§ REQUEST: Copy out the listing that follows exactly, dropping every picture.
# # # # # # #
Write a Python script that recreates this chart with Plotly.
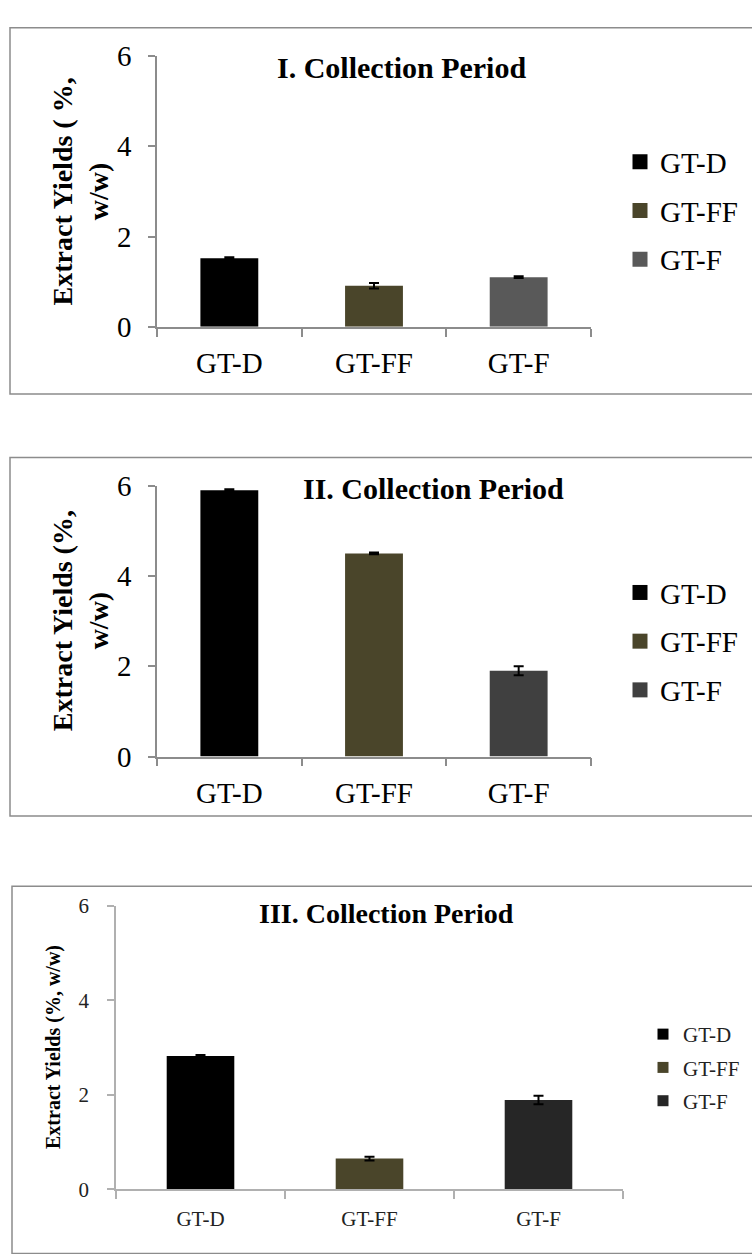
import plotly.graph_objects as go

categories = ["GT-D", "GT-FF", "GT-F"]

period1 = [1.52, 0.91, 1.10]
err1 = [0.02, 0.06, 0.02]
period2 = [5.90, 4.50, 1.90]
err2 = [0.02, 0.02, 0.10]
period3 = [2.82, 0.65, 1.89]
err3 = [0.02, 0.04, 0.09]

titles = ["I. Collection Period", "II. Collection Period", "III. Collection Period"]
ytitles = ["Extract Yields ( %,<br>w/w)", "Extract Yields (%,<br>w/w)", "Extract Yields (%, w/w)"]
yticks = [0, 2, 4, 6]

colors1 = ["#000000", "#4A452A", "#595959"]
colors2 = ["#000000", "#4A452A", "#404040"]
colors3 = ["#000000", "#4A452A", "#262626"]

W, H = 752, 1254
FONT = "Liberation Serif, Times New Roman, serif"


def px(x):
    return x / W


def py(y):
    return 1 - y / H


panels = [
    dict(vals=period1, errs=err1, colors=colors1, xd=(157, 591), yd=(319, 41),
         tick=29, leg=29, legx=620, legy=200, gap=8, msize=15, title=(401, 53, 30),
         yt=(80, 180, 28), axcol="#8c8c8c", txtcol="#000000", stand=11, box=(10, 12, 760, 388)),
    dict(vals=period2, errs=err2, colors=colors2, xd=(157, 591), yd=(760, 482),
         tick=29, leg=29, legx=620, legy=642, gap=8, msize=15, title=(433, 485, 30),
         yt=(80, 621, 28), axcol="#8c8c8c", txtcol="#000000", stand=11, box=(10, 453, 760, 821)),
    dict(vals=period3, errs=err3, colors=colors3, xd=(116, 623), yd=(1204, 913),
         tick=21, leg=21, legx=643, legy=1079, gap=3, msize=11, title=(386, 921, 28),
         yt=(53, 1058, 20), axcol="#b0b0b0", txtcol="#222222", stand=14, box=(12, 893, 760, 1270)),
]

fig = go.Figure()
layout = dict(
    width=W, height=H, margin=dict(l=0, r=0, t=0, b=0),
    paper_bgcolor="white", plot_bgcolor="white",
    barmode="overlay", font=dict(family=FONT, color="#000000"),
    annotations=[], shapes=[],
)

for i, p in enumerate(panels):
    n = "" if i == 0 else str(i + 1)
    xa, ya = "x" + n, "y" + n
    leg = "legend" + n
    for j, cat in enumerate(categories):
        fig.add_trace(go.Bar(
            x=[cat], y=[p["vals"][j]], xaxis=xa, yaxis=ya, width=0.4,
            marker=dict(color=p["colors"][j], line=dict(width=0)),
            error_y=dict(type="data", array=[p["errs"][j]], color="#000000",
                         thickness=2, width=5),
            showlegend=False,
        ))
    for j, cat in enumerate(categories):
        fig.add_trace(go.Scatter(
            x=[None], y=[None], xaxis=xa, yaxis=ya, mode="markers", name=cat,
            marker=dict(symbol="square", size=p["msize"], color=p["colors"][j]),
            legend=leg, legendgroup=f"{i}-{cat}", showlegend=True,
        ))
    layout["xaxis" + n] = dict(
        domain=[px(p["xd"][0]), px(p["xd"][1])], anchor=ya,
        type="category", categoryorder="array", categoryarray=categories,
        range=[-0.5, 2.5], showline=True, linecolor=p["axcol"], linewidth=1.5,
        ticks="outside", tickson="boundaries", ticklen=8, tickcolor=p["axcol"],
        tickwidth=1.5, showgrid=False, zeroline=False, fixedrange=True,
        tickfont=dict(family=FONT, size=p["tick"], color=p["txtcol"]),
        ticklabelstandoff=10,
    )
    layout["yaxis" + n] = dict(
        domain=[py(p["yd"][0]), py(p["yd"][1])], anchor=xa,
        range=[0, 6], tickvals=yticks, showline=True, linecolor=p["axcol"],
        linewidth=1.5, ticks="outside", ticklen=7, tickcolor=p["axcol"],
        tickwidth=1.5, showgrid=False, zeroline=False, fixedrange=True,
        tickfont=dict(family=FONT, size=p["tick"], color=p["txtcol"]),
        ticklabelstandoff=p["stand"],
    )
    layout[leg] = dict(
        x=px(p["legx"]), xanchor="left", y=py(p["legy"]), yanchor="middle",
        font=dict(family=FONT, size=p["leg"], color=p["txtcol"]),
        tracegroupgap=p["gap"], itemwidth=30, bgcolor="rgba(0,0,0,0)",
    )
    tx, ty, ts = p["title"]
    layout["annotations"].append(dict(
        text="<b>" + titles[i] + "</b>", x=px(tx), y=py(ty), xref="paper", yref="paper",
        xanchor="center", yanchor="middle", showarrow=False,
        font=dict(family=FONT, size=ts, color="#000000"),
    ))
    yx, yy, ys = p["yt"]
    layout["annotations"].append(dict(
        text="<b>" + ytitles[i] + "</b>", x=px(yx), y=py(yy), xref="paper", yref="paper",
        xanchor="center", yanchor="middle", showarrow=False, textangle=-90,
        font=dict(family=FONT, size=ys, color="#000000"),
    ))
    bx0, by0, bx1, by1 = p["box"]
    layout["shapes"].append(dict(
        type="rect", xref="paper", yref="paper", x0=px(bx0), x1=px(bx1),
        y0=py(by1), y1=py(by0), line=dict(color="#8c8c8c", width=1.5),
        fillcolor="rgba(0,0,0,0)", layer="below",
    ))

fig.update_layout(**layout)
fig.write_html("out.html")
# # # # # # #
§ SOLUTION BELOW:
Write a Python script that recreates this chart with Plotly.
import plotly.graph_objects as go

categories = ["GT-D", "GT-FF", "GT-F"]

period1 = [1.52, 0.91, 1.10]
err1 = [0.02, 0.06, 0.02]
period2 = [5.90, 4.50, 1.90]
err2 = [0.02, 0.02, 0.10]
period3 = [2.82, 0.65, 1.89]
err3 = [0.02, 0.04, 0.09]

titles = ["I. Collection Period", "II. Collection Period", "III. Collection Period"]
ytitles = ["Extract Yields ( %,<br>w/w)", "Extract Yields (%,<br>w/w)", "Extract Yields (%, w/w)"]
yticks = [0, 2, 4, 6]

colors1 = ["#000000", "#4A452A", "#595959"]
colors2 = ["#000000", "#4A452A", "#404040"]
colors3 = ["#000000", "#4A452A", "#262626"]

W, H = 752, 1254
FONT = "Liberation Serif, Times New Roman, serif"


def px(x):
    return x / W


def py(y):
    return 1 - y / H


panels = [
    dict(vals=period1, errs=err1, colors=colors1, xd=(157, 591), yd=(319, 41),
         tick=29, leg=29, legx=620, legy=200, gap=8, msize=15, title=(401, 53, 30),
         yt=(80, 180, 28), axcol="#8c8c8c", txtcol="#000000", stand=11, box=(10, 12, 760, 388)),
    dict(vals=period2, errs=err2, colors=colors2, xd=(157, 591), yd=(760, 482),
         tick=29, leg=29, legx=620, legy=642, gap=8, msize=15, title=(433, 485, 30),
         yt=(80, 621, 28), axcol="#8c8c8c", txtcol="#000000", stand=11, box=(10, 453, 760, 821)),
    dict(vals=period3, errs=err3, colors=colors3, xd=(116, 623), yd=(1204, 913),
         tick=21, leg=21, legx=643, legy=1079, gap=3, msize=11, title=(386, 921, 28),
         yt=(53, 1058, 20), axcol="#b0b0b0", txtcol="#222222", stand=14, box=(12, 893, 760, 1270)),
]

fig = go.Figure()
layout = dict(
    width=W, height=H, margin=dict(l=0, r=0, t=0, b=0),
    paper_bgcolor="white", plot_bgcolor="white",
    barmode="overlay", font=dict(family=FONT, color="#000000"),
    annotations=[], shapes=[],
)

for i, p in enumerate(panels):
    n = "" if i == 0 else str(i + 1)
    xa, ya = "x" + n, "y" + n
    leg = "legend" + n
    for j, cat in enumerate(categories):
        fig.add_trace(go.Bar(
            x=[cat], y=[p["vals"][j]], xaxis=xa, yaxis=ya, width=0.4,
            marker=dict(color=p["colors"][j], line=dict(width=0)),
            error_y=dict(type="data", array=[p["errs"][j]], color="#000000",
                         thickness=2, width=5),
            showlegend=False,
        ))
    for j, cat in enumerate(categories):
        fig.add_trace(go.Scatter(
            x=[None], y=[None], xaxis=xa, yaxis=ya, mode="markers", name=cat,
            marker=dict(symbol="square", size=p["msize"], color=p["colors"][j]),
            legend=leg, legendgroup=f"{i}-{cat}", showlegend=True,
        ))
    layout["xaxis" + n] = dict(
        domain=[px(p["xd"][0]), px(p["xd"][1])], anchor=ya,
        type="category", categoryorder="array", categoryarray=categories,
        range=[-0.5, 2.5], showline=True, linecolor=p["axcol"], linewidth=1.5,
        ticks="outside", tickson="boundaries", ticklen=8, tickcolor=p["axcol"],
        tickwidth=1.5, showgrid=False, zeroline=False, fixedrange=True,
        tickfont=dict(family=FONT, size=p["tick"], color=p["txtcol"]),
        ticklabelstandoff=10,
    )
    layout["yaxis" + n] = dict(
        domain=[py(p["yd"][0]), py(p["yd"][1])], anchor=xa,
        range=[0, 6], tickvals=yticks, showline=True, linecolor=p["axcol"],
        linewidth=1.5, ticks="outside", ticklen=7, tickcolor=p["axcol"],
        tickwidth=1.5, showgrid=False, zeroline=False, fixedrange=True,
        tickfont=dict(family=FONT, size=p["tick"], color=p["txtcol"]),
        ticklabelstandoff=p["stand"],
    )
    layout[leg] = dict(
        x=px(p["legx"]), xanchor="left", y=py(p["legy"]), yanchor="middle",
        font=dict(family=FONT, size=p["leg"], color=p["txtcol"]),
        tracegroupgap=p["gap"], itemwidth=30, bgcolor="rgba(0,0,0,0)",
    )
    tx, ty, ts = p["title"]
    layout["annotations"].append(dict(
        text="<b>" + titles[i] + "</b>", x=px(tx), y=py(ty), xref="paper", yref="paper",
        xanchor="center", yanchor="middle", showarrow=False,
        font=dict(family=FONT, size=ts, color="#000000"),
    ))
    yx, yy, ys = p["yt"]
    layout["annotations"].append(dict(
        text="<b>" + ytitles[i] + "</b>", x=px(yx), y=py(yy), xref="paper", yref="paper",
        xanchor="center", yanchor="middle", showarrow=False, textangle=-90,
        font=dict(family=FONT, size=ys, color="#000000"),
    ))
    bx0, by0, bx1, by1 = p["box"]
    layout["shapes"].append(dict(
        type="rect", xref="paper", yref="paper", x0=px(bx0), x1=px(bx1),
        y0=py(by1), y1=py(by0), line=dict(color="#8c8c8c", width=1.5),
        fillcolor="rgba(0,0,0,0)", layer="below",
    ))

fig.update_layout(**layout)
fig.write_html("out.html")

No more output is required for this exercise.